A: The primary goal is to influence and shape specific financial behaviors, such as consistent saving, regular investing, or increased engagement with a platform, by strategically delivering rewards or positive outcomes.

Q: Can reinforcement schedules be used to encourage undesirable behaviors?

A: Yes. While often applied to encourage beneficial actions, reinforcement schedules are a neutral mechanism. For example, the design of gambling machines often employs highly effective variable ratio schedules that can foster addictive behaviors due to their unpredictable and intermittent rewards.

Q: How do reinforcement schedules relate to market volatility?

A: While not a direct cause, an investor's reaction to market volatility can be influenced by past reinforcement.

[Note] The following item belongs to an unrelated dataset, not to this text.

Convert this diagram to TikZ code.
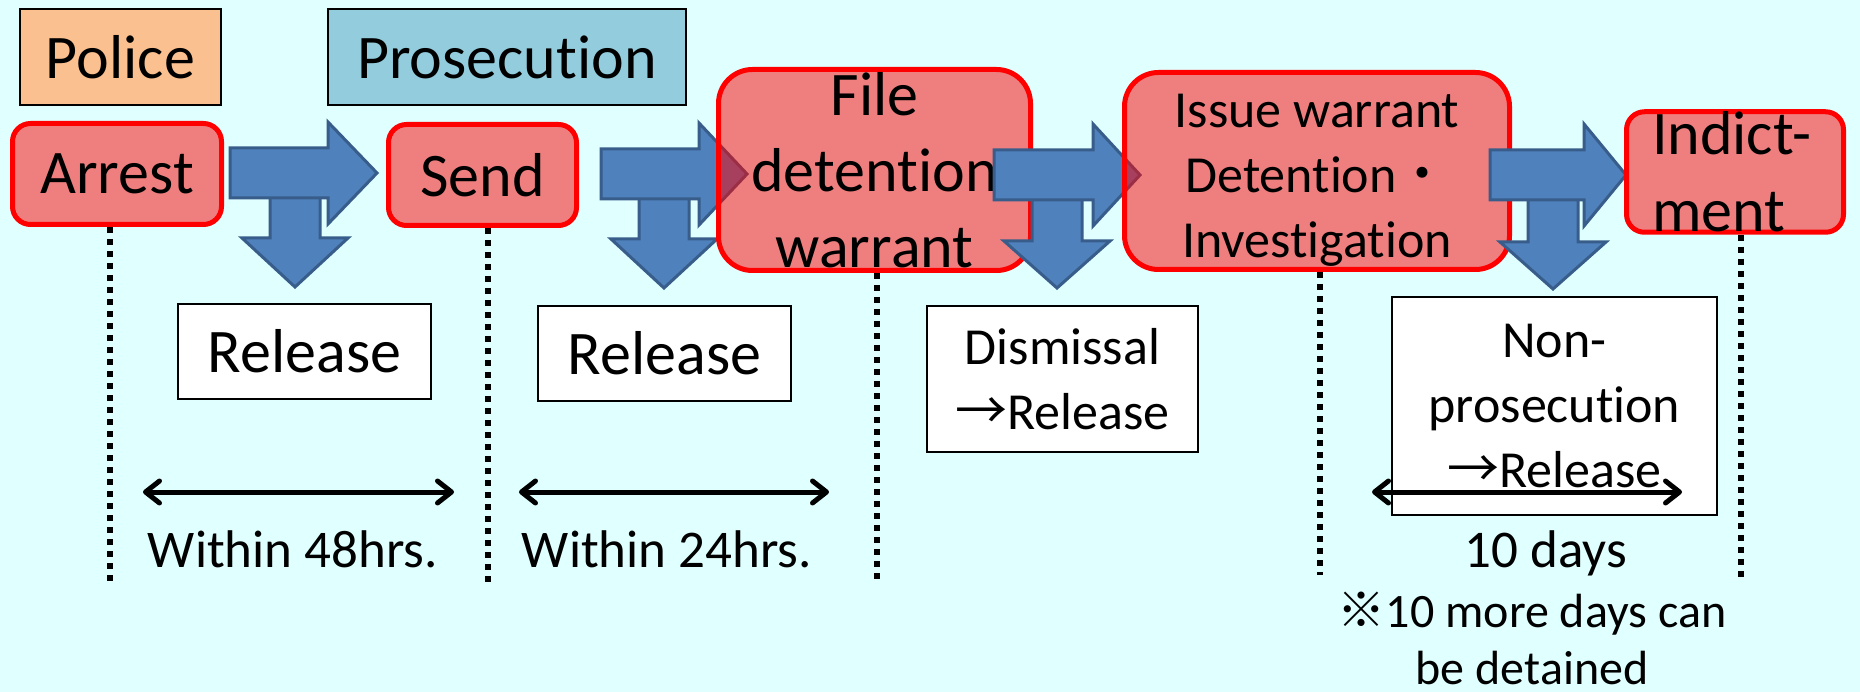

For instance, if an investor was consistently rewarded for "buying the dip" (a form of intermittent reinforcement), they might be more likely to engage in that behavior during volatile periods, even if market conditions have changed.

Q: Are reinforcement schedules a form of manipulation?

A: The ethical implications depend on transparency and intent. When used transparently to help individuals achieve their own financial goals (e.g., through gamified savings apps), they can be beneficial. However, when used to exploit cognitive biases or encourage detrimental behaviors without full disclosure, they can be seen as manipulative.